#### Records supplied

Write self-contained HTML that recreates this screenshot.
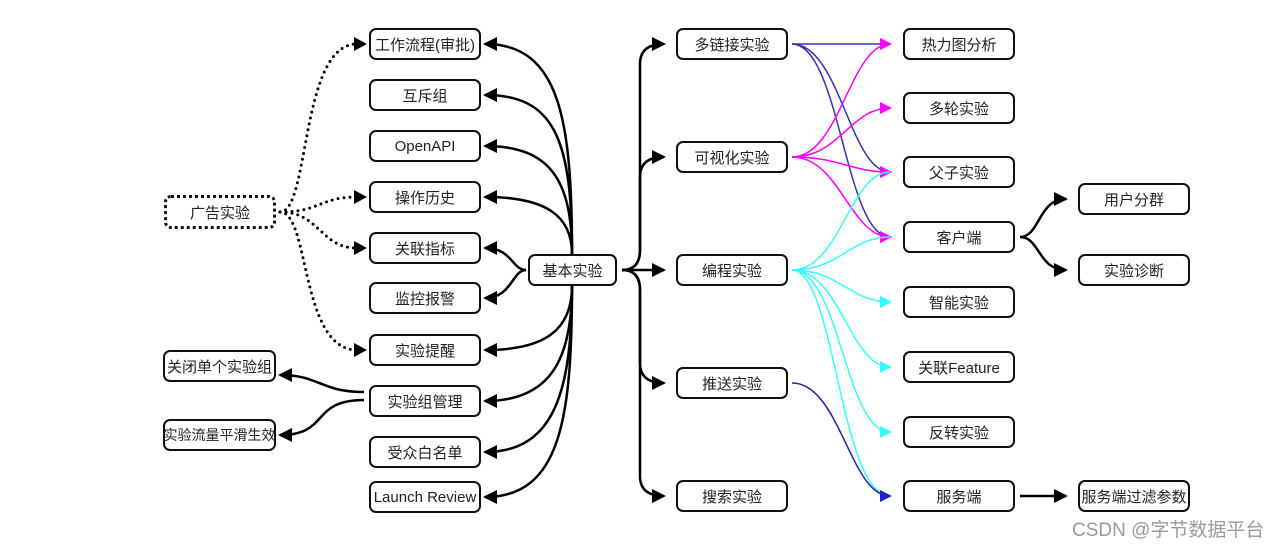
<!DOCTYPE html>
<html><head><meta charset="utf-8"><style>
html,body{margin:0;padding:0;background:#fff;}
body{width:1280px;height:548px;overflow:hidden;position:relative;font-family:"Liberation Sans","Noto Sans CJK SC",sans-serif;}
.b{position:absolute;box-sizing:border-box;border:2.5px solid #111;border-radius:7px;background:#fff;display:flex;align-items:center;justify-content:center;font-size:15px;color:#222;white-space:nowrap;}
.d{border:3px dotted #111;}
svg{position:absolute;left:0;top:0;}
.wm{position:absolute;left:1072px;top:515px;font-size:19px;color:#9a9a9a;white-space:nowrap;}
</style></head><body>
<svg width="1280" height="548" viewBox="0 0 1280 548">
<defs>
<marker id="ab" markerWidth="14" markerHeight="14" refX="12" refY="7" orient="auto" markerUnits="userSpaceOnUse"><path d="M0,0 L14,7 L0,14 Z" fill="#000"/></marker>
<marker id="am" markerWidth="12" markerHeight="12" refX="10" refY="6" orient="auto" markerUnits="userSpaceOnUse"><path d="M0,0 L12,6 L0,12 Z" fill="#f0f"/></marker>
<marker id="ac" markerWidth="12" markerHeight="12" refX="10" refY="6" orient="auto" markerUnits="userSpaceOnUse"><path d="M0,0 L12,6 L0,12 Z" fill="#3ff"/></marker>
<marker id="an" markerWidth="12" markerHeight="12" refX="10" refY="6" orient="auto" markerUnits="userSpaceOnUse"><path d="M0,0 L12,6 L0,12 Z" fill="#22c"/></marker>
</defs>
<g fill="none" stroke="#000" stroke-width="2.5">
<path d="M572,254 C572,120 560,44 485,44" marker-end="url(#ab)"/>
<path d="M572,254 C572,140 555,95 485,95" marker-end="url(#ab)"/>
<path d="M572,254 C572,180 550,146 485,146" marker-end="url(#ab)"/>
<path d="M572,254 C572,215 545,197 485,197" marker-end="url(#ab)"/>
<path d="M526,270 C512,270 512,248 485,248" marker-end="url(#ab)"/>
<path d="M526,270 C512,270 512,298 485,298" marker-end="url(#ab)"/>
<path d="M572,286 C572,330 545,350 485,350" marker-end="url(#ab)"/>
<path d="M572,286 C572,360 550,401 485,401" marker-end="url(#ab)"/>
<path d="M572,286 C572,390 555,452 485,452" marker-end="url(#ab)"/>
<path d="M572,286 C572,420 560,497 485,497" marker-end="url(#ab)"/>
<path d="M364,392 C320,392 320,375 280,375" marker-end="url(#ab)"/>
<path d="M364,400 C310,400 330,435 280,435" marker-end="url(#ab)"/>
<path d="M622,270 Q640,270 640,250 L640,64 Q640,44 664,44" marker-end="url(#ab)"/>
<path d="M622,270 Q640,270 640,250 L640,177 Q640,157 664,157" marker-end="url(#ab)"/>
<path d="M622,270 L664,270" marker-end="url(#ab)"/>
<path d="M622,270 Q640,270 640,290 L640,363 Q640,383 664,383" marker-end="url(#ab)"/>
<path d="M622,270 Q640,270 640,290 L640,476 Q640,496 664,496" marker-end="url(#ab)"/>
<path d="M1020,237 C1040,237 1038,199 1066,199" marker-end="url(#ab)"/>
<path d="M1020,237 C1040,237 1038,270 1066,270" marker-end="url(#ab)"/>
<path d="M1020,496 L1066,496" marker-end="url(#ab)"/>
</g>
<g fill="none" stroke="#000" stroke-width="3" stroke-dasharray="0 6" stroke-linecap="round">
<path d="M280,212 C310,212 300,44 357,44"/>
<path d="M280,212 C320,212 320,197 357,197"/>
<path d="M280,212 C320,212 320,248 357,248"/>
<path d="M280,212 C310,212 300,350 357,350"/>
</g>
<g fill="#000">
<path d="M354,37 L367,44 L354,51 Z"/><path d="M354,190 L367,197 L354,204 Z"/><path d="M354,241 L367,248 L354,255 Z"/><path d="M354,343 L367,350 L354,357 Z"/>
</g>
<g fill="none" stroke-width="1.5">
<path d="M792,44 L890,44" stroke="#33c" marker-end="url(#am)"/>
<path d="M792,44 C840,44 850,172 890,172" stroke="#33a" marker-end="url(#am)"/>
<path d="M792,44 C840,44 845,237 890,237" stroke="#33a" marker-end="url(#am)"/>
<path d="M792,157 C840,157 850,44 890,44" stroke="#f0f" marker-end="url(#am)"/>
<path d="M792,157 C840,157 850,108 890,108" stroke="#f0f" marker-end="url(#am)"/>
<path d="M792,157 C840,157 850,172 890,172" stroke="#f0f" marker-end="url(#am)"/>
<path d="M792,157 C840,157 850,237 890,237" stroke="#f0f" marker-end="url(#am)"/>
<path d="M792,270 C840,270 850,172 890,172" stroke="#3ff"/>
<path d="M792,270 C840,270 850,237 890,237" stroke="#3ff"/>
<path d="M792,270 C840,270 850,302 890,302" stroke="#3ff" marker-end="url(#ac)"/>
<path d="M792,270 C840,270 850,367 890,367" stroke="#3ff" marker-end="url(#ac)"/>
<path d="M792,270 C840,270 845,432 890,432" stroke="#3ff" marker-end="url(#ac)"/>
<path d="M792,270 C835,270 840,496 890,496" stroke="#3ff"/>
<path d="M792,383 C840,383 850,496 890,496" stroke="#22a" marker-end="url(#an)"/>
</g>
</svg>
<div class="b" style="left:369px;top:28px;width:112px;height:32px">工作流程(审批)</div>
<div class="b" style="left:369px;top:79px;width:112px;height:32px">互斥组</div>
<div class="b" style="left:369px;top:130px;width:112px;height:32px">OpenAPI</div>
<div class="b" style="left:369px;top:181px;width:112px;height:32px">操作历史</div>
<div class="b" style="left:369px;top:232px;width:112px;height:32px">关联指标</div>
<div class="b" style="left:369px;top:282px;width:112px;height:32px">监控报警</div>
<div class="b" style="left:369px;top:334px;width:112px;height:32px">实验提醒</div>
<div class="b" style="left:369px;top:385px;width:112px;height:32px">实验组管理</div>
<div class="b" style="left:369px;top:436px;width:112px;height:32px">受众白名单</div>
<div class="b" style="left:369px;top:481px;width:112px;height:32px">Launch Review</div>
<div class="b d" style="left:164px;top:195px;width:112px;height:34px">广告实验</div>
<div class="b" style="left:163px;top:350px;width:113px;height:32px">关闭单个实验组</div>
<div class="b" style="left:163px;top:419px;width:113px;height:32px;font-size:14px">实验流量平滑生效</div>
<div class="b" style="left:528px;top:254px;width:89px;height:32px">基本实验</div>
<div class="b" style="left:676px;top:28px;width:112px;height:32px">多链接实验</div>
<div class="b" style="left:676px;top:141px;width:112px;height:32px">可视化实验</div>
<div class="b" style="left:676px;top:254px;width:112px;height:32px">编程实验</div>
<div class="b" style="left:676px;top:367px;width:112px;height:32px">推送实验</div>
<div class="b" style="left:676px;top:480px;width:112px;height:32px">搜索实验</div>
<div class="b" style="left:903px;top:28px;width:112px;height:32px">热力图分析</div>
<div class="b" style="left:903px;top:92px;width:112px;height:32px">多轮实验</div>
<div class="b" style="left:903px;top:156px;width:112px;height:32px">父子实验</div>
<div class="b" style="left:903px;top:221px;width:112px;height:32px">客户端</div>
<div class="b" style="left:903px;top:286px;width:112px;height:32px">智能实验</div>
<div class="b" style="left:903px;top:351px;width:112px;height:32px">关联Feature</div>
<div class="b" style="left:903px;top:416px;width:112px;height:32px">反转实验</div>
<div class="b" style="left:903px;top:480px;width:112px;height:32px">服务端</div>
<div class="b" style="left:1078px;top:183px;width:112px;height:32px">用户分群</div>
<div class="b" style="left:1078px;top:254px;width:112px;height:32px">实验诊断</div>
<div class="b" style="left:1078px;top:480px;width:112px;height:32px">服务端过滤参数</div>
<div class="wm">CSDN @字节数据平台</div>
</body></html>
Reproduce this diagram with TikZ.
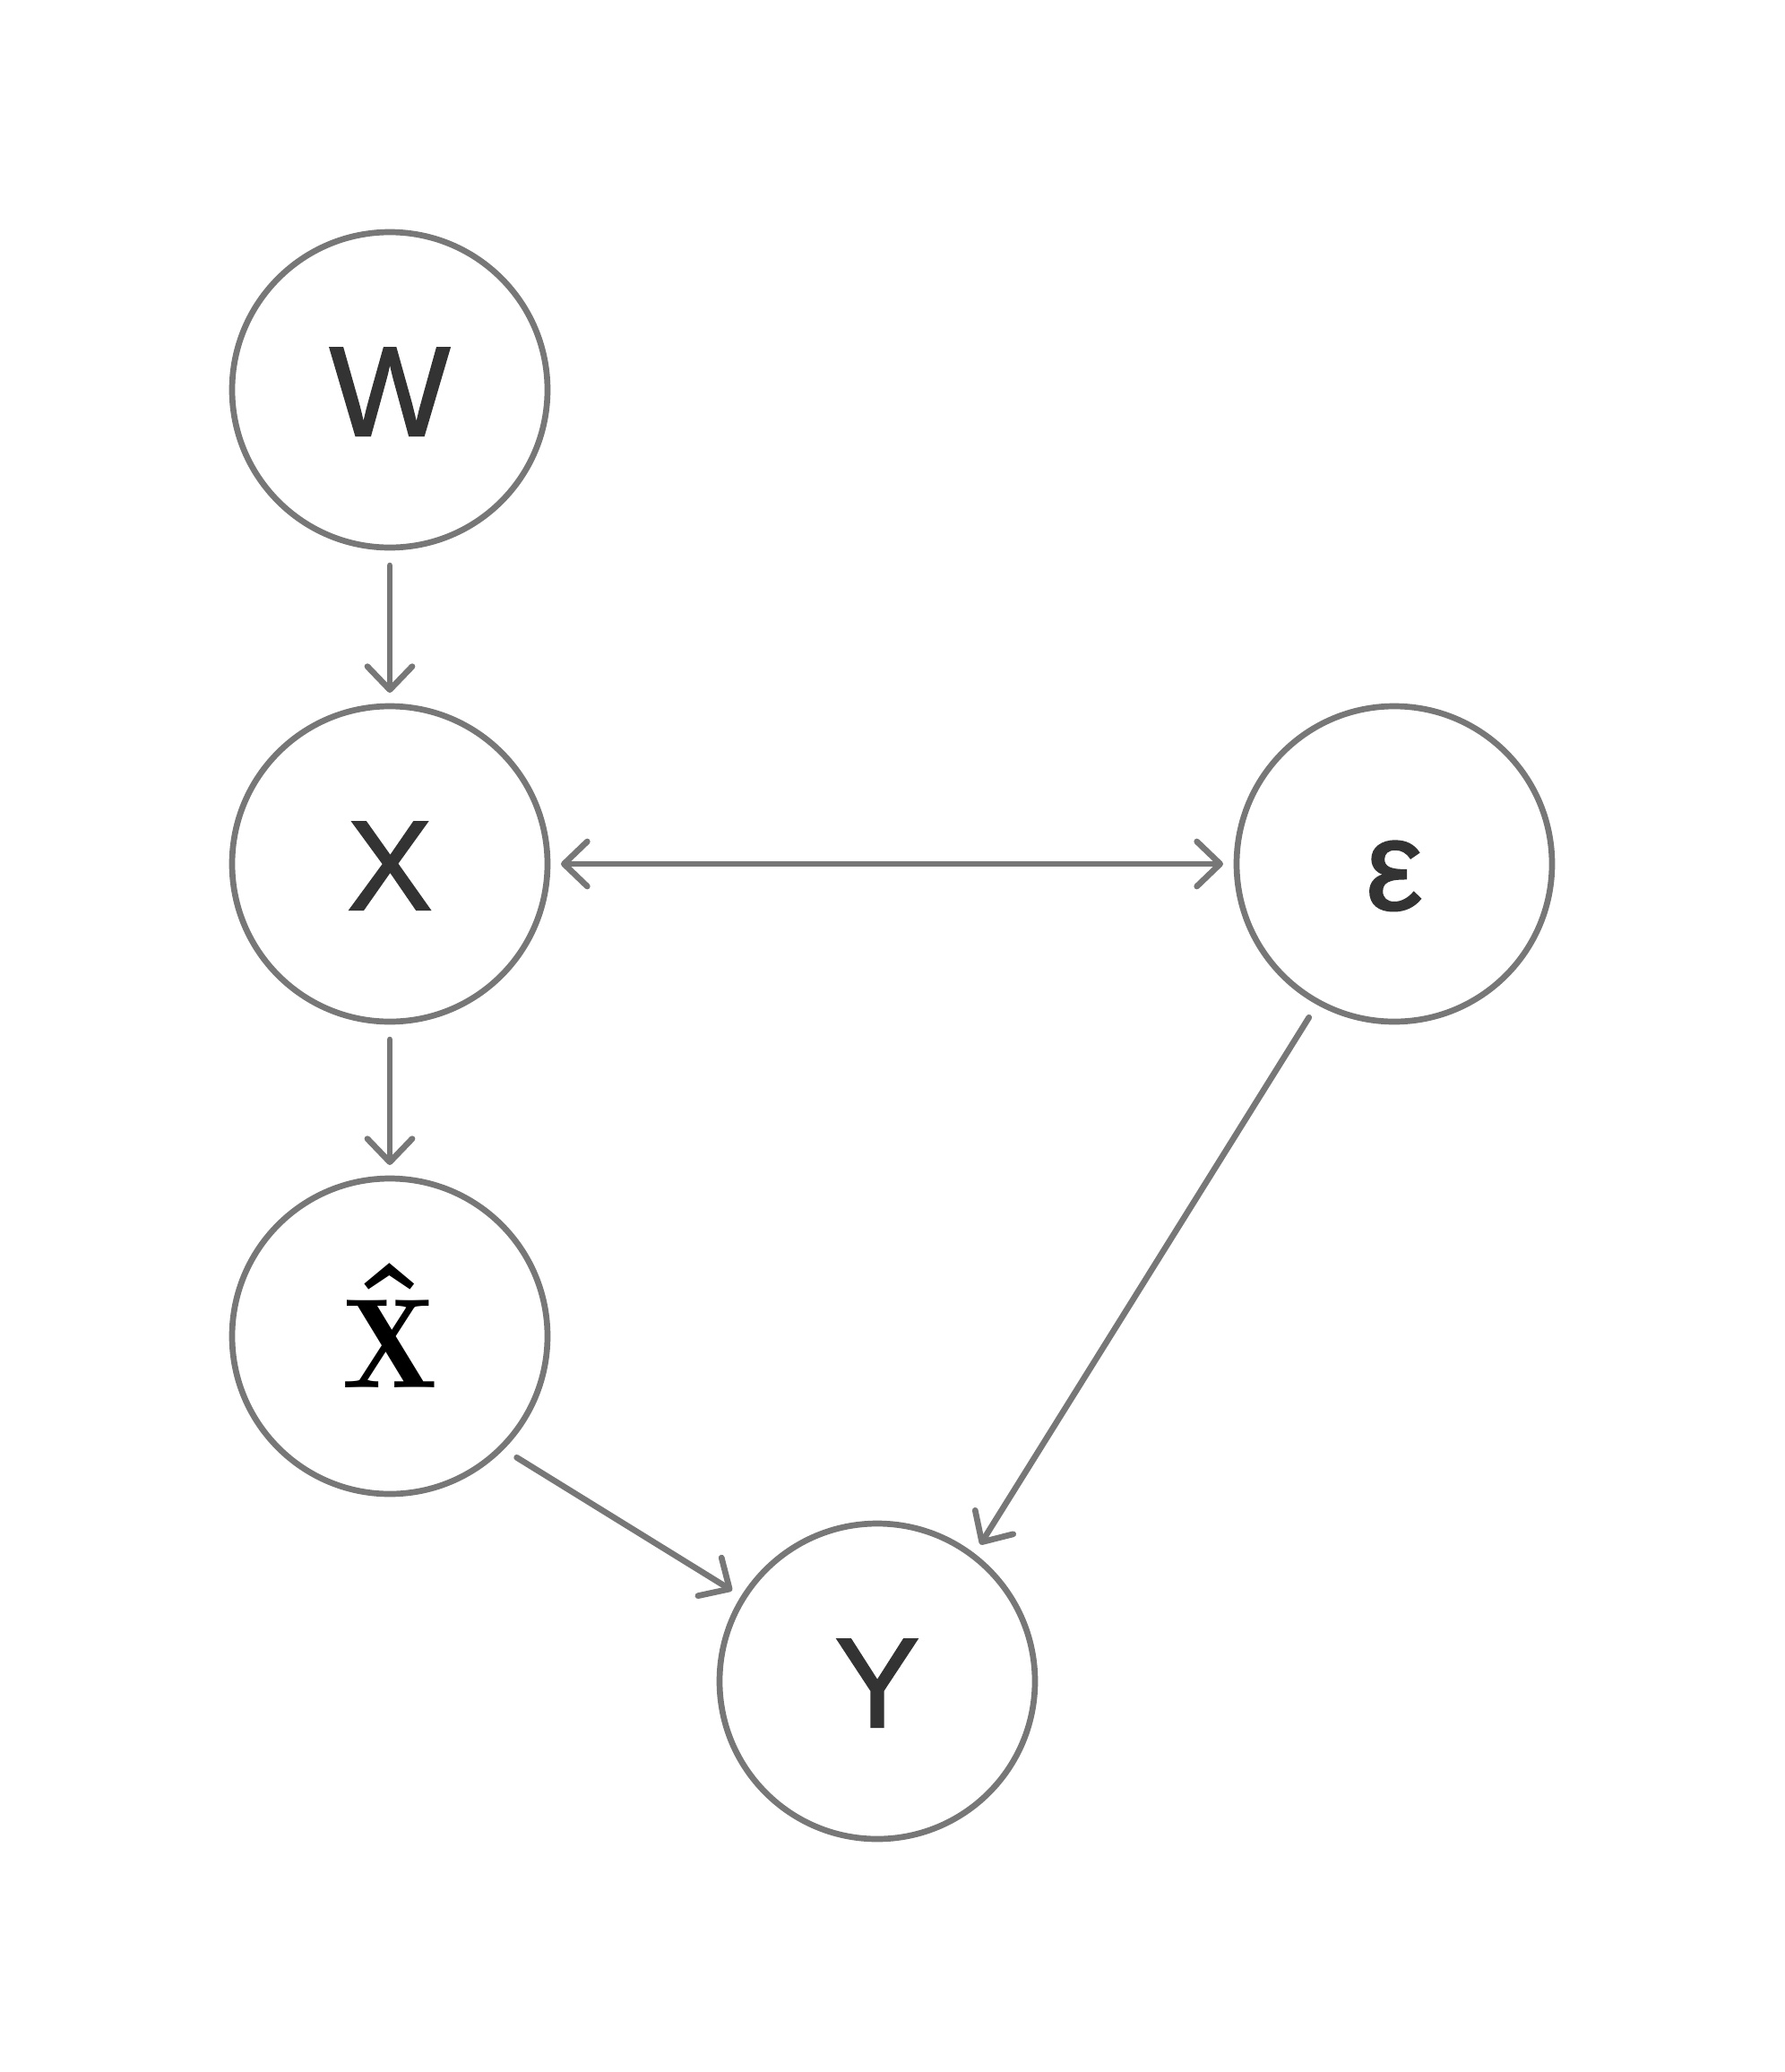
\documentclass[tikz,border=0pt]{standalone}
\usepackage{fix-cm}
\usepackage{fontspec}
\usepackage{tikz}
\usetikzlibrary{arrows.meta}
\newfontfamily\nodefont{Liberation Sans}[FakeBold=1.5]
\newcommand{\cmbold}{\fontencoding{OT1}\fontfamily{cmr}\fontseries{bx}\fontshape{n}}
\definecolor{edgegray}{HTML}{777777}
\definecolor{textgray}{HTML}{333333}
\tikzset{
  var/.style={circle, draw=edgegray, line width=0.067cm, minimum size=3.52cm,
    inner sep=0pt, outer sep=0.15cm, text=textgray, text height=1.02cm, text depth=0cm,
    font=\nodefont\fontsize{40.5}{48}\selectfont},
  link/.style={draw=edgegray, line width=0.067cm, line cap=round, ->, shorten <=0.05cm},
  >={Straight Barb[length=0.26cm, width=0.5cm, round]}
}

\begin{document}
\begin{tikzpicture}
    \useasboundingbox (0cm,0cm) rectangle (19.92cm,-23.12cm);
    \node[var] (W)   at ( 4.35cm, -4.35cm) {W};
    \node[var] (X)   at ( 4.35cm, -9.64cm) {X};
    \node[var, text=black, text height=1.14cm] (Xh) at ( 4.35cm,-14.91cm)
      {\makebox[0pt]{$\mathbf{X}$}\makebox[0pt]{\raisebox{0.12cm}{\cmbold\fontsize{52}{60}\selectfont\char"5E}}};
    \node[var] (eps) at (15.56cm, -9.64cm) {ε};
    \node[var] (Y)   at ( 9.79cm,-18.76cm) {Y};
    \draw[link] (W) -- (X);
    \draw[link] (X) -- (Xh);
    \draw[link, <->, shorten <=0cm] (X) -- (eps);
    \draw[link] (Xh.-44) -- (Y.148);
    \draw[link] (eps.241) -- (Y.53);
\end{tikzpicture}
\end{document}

########

_Goal of the exercise_
Show every line above in which the word "this" occurs.

_Answer_
Write self-contained HTML that recreates this screenshot.
Reproduce this diagram with TikZ.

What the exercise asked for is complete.